%%
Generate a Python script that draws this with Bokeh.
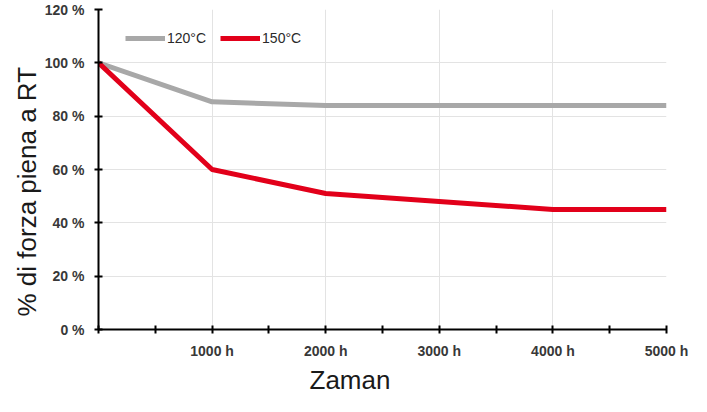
from bokeh.plotting import figure
from bokeh.models import Range1d, FixedTicker, Legend, LegendItem, Title
from bokeh.embed import file_html
from bokeh.resources import INLINE

hours = [0, 1000, 2000, 3000, 4000, 5000]
s120 = [100, 85.4, 84, 84, 84, 84]
s150 = [100, 60, 51, 48, 45, 45]
series_names = ["120°C", "150°C"]
x_ticks = [0, 1000, 2000, 3000, 4000, 5000]
x_minor = [500, 1500, 2500, 3500, 4500]
x_labels = ["", "1000 h", "2000 h", "3000 h", "4000 h", "5000 h"]
y_ticks = [0, 20, 40, 60, 80, 100, 120]
y_labels = ["0 %", "20 %", "40 %", "60 %", "80 %", "100 %", "120 %"]
x_title = "Zaman"
y_title = "% di forza piena a RT"

FONT = "Liberation Sans"

p = figure(width=691, height=396, output_backend="svg", toolbar_location=None,
           x_range=Range1d(0, 5000), y_range=Range1d(0, 120),
           min_border_left=98, min_border_right=25, min_border_top=9, min_border_bottom=67)
p.outline_line_color = None

r1 = p.line(hours, s120, line_color="#a8a8a8", line_width=5)
r2 = p.line(hours, s150, line_color="#e2001a", line_width=5)

p.xaxis.ticker = FixedTicker(ticks=x_ticks, minor_ticks=x_minor)
p.yaxis.ticker = FixedTicker(ticks=y_ticks)
p.xaxis.major_label_overrides = {t: l for t, l in zip(x_ticks, x_labels)}
p.yaxis.major_label_overrides = {t: l for t, l in zip(y_ticks, y_labels)}

for ax in (p.xaxis, p.yaxis):
    ax.axis_line_color = "black"
    ax.axis_line_width = 2
    ax.major_tick_line_color = "black"
    ax.major_tick_line_width = 2
    ax.major_tick_in = 4
    ax.major_tick_out = 4
    ax.minor_tick_line_color = "black"
    ax.minor_tick_line_width = 2
    ax.minor_tick_in = 4
    ax.minor_tick_out = 4
    ax.major_label_text_font = FONT
    ax.major_label_text_font_size = "14px"
    ax.major_label_text_font_style = "bold"
    ax.major_label_text_color = "#383838"

p.yaxis.minor_tick_line_color = None
p.xaxis.major_label_standoff = 9
p.yaxis.major_label_standoff = 10

p.xgrid.ticker = FixedTicker(ticks=x_ticks)
p.ygrid.ticker = FixedTicker(ticks=y_ticks)
p.xgrid.grid_line_color = "#e3e3e3"
p.ygrid.grid_line_color = "#e3e3e3"

p.add_layout(Title(text=x_title, align="left", offset=211, standoff=2,
                   text_font=FONT, text_font_size="26px", text_font_style="normal",
                   text_color="#1a1a1a"), "below")
p.add_layout(Title(text=y_title, align="left", offset=13, standoff=0,
                   text_font=FONT, text_font_size="26px", text_font_style="normal",
                   text_color="#1a1a1a"), "left")

legend = Legend(items=[LegendItem(label=series_names[0], renderers=[r1]),
                       LegendItem(label=series_names[1], renderers=[r2])],
                orientation="horizontal", location=(27, 283),
                glyph_width=40, glyph_height=16, label_standoff=2, spacing=14,
                padding=0, margin=0, border_line_color=None, background_fill_alpha=0,
                label_text_font=FONT, label_text_font_size="14px", label_text_color="#2a2a2a")
p.add_layout(legend, "center")

open("out.html", "w").write(file_html(p, INLINE))
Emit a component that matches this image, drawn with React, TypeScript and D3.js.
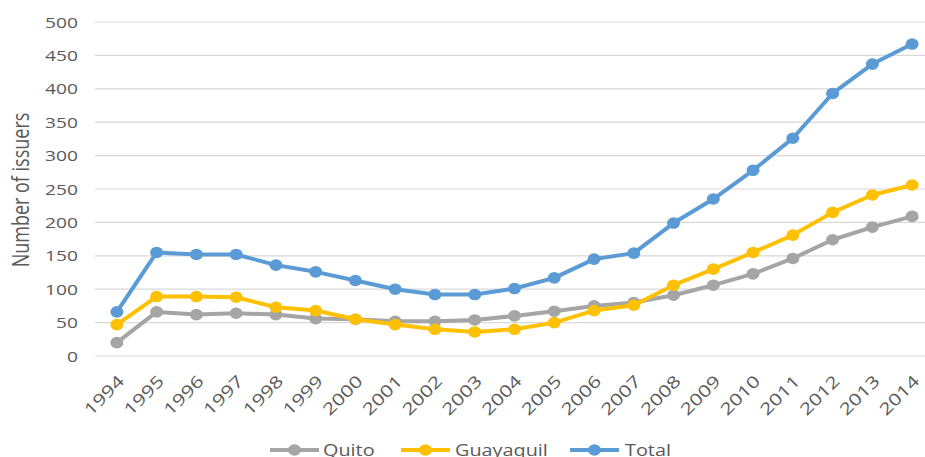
import * as d3 from 'd3';

const years = [
  '1994', '1995', '1996', '1997', '1998', '1999', '2000', '2001', '2002', '2003', '2004',
  '2005', '2006', '2007', '2008', '2009', '2010', '2011', '2012', '2013', '2014',
];
const quito = [20, 66, 62, 64, 62, 56, 55, 52, 52, 54, 60, 67, 75, 80, 91, 106, 123, 146, 174, 193, 209];
const guayaquil = [47, 89, 89, 88, 73, 68, 55, 47, 40, 36, 40, 50, 68, 76, 106, 130, 155, 181, 215, 241, 256];
const total = [66, 155, 152, 152, 136, 126, 113, 100, 92, 92, 101, 117, 145, 154, 199, 235, 278, 326, 393, 437, 467];
const yTicks = [0, 50, 100, 150, 200, 250, 300, 350, 400, 450, 500];

const series = [
  { name: 'Quito', values: quito, color: '#A5A5A5' },
  { name: 'Guayaquil', values: guayaquil, color: '#FFC000' },
  { name: 'Total', values: total, color: '#5B9BD5' },
];

const W = 925;
const H = 457;
const FONT = "'Open Sans', sans-serif";
const TXT = '#595959';
// the source picture is stretched sideways, so text is widened a little
const SX = 1.28;

export default function App() {
  const x = d3.scalePoint<string>().domain(years).range([97, 932]).padding(0.5);
  const y = d3.scaleLinear().domain([0, 500]).range([356, 22]);

  const line = d3
    .line<number>()
    .x((_, i) => x(years[i]) as number)
    .y((d) => y(d));

  const legend = [
    { x0: 270, textX: 323 },
    { x0: 401, textX: 455 },
    { x0: 570, textX: 625 },
  ];

  return (
    <svg
      width={W}
      height={H}
      style={{ position: 'absolute', left: 0, top: 0, background: '#fff' }}
      fontFamily={FONT}
    >
      {/* gridlines */}
      {yTicks.map((t) => (
        <line key={t} x1={95} x2={W} y1={y(t)} y2={y(t)} stroke="#D9D9D9" strokeWidth={1.2} />
      ))}

      {/* y tick labels */}
      {yTicks.map((t) => (
        <text
          key={'yl' + t}
          transform={`translate(78,${y(t)}) scale(${SX},1)`}
          textAnchor="end"
          dominantBaseline="central"
          fontSize={15}
          fill={TXT}
        >
          {t}
        </text>
      ))}

      {/* y axis title */}
      <text
        transform={`translate(20,190) rotate(-90) scale(1,${SX})`}
        textAnchor="middle"
        dominantBaseline="central"
        fontSize={18}
        fill={TXT}
      >
        Number of issuers
      </text>

      {/* x tick labels */}
      {years.map((yr) => (
        <text
          key={yr}
          transform={`translate(${(x(yr) as number) + 4},378) rotate(-45) scale(${SX},1)`}
          textAnchor="end"
          dominantBaseline="central"
          fontSize={16.5}
          fill={TXT}
        >
          {yr}
        </text>
      ))}

      {/* lines and markers */}
      {series.map((s) => (
        <g key={s.name}>
          <path d={line(s.values) ?? ''} fill="none" stroke={s.color} strokeWidth={4} strokeLinejoin="round" />
          {s.values.map((v, i) => (
            <ellipse key={i} cx={x(years[i]) as number} cy={y(v)} rx={6.5} ry={5.8} fill={s.color} />
          ))}
        </g>
      ))}

      {/* legend */}
      {series.map((s, i) => (
        <g key={'lg' + s.name}>
          <line x1={legend[i].x0} x2={legend[i].x0 + 49} y1={450} y2={450} stroke={s.color} strokeWidth={4} />
          <ellipse cx={legend[i].x0 + 24.5} cy={450} rx={6.5} ry={5.8} fill={s.color} />
          <text
            transform={`translate(${legend[i].textX},450) scale(${SX},1)`}
            dominantBaseline="central"
            fontSize={15.5}
            fill={TXT}
          >
            {s.name}
          </text>
        </g>
      ))}
    </svg>
  );
}
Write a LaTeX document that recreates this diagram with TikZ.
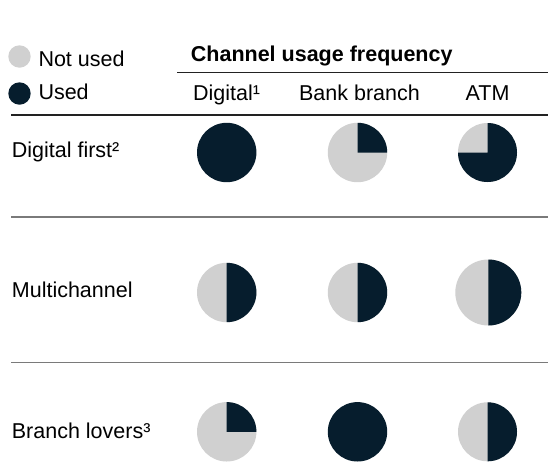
\documentclass[tikz,border=0pt]{standalone}
\usepackage{fontspec}
\setmainfont{Liberation Sans}
\definecolor{darkbl}{HTML}{061D2D}
\definecolor{lightgr}{HTML}{D0D0D0}
\definecolor{rulegr}{HTML}{7A7A7A}
\definecolor{ruledk}{HTML}{222222}
\newcommand\myfont{\fontsize{21.5}{25}\selectfont}
\newcommand\pieq[4]{% center, radius, start, end of dark slice
  \fill[lightgr] (#1) circle (#2pt);
  \fill[darkbl] (#1) -- ++(#3:#2pt) arc[start angle=#3, end angle=#4, radius=#2pt] -- cycle;}
\newcommand\piefull[2]{\fill[darkbl] (#1) circle (#2pt);}
\begin{document}
\begin{tikzpicture}[x=1pt,y=1pt,
  lbl/.style={inner sep=0pt, anchor=base west, font=\myfont},
  hdr/.style={inner sep=0pt, anchor=base, font=\myfont},
  ttl/.style={inner sep=0pt, anchor=base west, font=\myfont\bfseries},
  darkrule/.style={draw=ruledk, line width=1.4pt},
  grayrule/.style={draw=rulegr, line width=1.6pt}]
\useasboundingbox[fill=white] (0,0) rectangle (548,-464);
% legend
\fill[lightgr] (19.5,-56.5) circle (11.2pt);
\fill[darkbl] (19.5,-93.5) circle (11.2pt);
\node[lbl] (notused) at (38.3,-66.5) {Not used};
\node[lbl] (used) at (38.3,-99) {Used};
% title and headers
\node[ttl] (title) at (190.7,-61.7) {Channel usage frequency};
\coordinate (t1) at (177,-72.3); \coordinate (t2) at (548,-72.3);
\draw[darkrule] (t1) -- (t2);
\node[hdr] (hdig) at (226.5,-100.5) {Digital¹};
\node[hdr] (hbank) at (359.5,-100.5) {Bank branch};
\node[hdr] (hatm) at (487.5,-100.5) {ATM};
\coordinate (h1) at (11,-115); \coordinate (h2) at (548,-115);
\draw[darkrule] (h1) -- (h2);
% row labels
\node[lbl] (r1) at (11.7,-157) {Digital first²};
\node[lbl] (r2) at (11.7,-297.7) {Multichannel};
\node[lbl] (r3) at (11.7,-438.3) {Branch lovers³};
\coordinate (s1a) at (11,-216.7); \coordinate (s1b) at (548,-216.7);
\coordinate (s2a) at (11,-362.5); \coordinate (s2b) at (548,-362.5);
\draw[grayrule] (s1a) -- (s1b);
\draw[grayrule] (s2a) -- (s2b);
% pies row 1
\coordinate (p11) at (226.7,-152.5);
\coordinate (p12) at (357.5,-152.5);
\coordinate (p13) at (487.5,-152.5);
\piefull{p11}{29.7}
\pieq{p12}{29.7}{0}{90}
\pieq{p13}{29.5}{90}{-180}
% pies row 2
\coordinate (p21) at (226.7,-292.5);
\coordinate (p22) at (357.5,-292.5);
\coordinate (p23) at (488.3,-292.5);
\pieq{p21}{29.7}{-90}{90}
\pieq{p22}{29.7}{-90}{90}
\pieq{p23}{33}{-90}{90}
% pies row 3
\coordinate (p31) at (226.7,-431.8);
\coordinate (p32) at (357.5,-431.8);
\coordinate (p33) at (487.5,-431.8);
\pieq{p31}{29.7}{0}{90}
\piefull{p32}{29.7}
\pieq{p33}{29.5}{-90}{90}
\end{tikzpicture}
\end{document}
%%
> [Challenge]
Repeat exactly the lines from the first line of the records above through the line containing "from bokeh.resources import INLINE", both included. Leave out the pictures.

> [Finished answer]
Generate a Python script that draws this with Bokeh.
from bokeh.plotting import figure
from bokeh.models import Range1d, FixedTicker, Legend, LegendItem, Title
from bokeh.embed import file_html
from bokeh.resources import INLINE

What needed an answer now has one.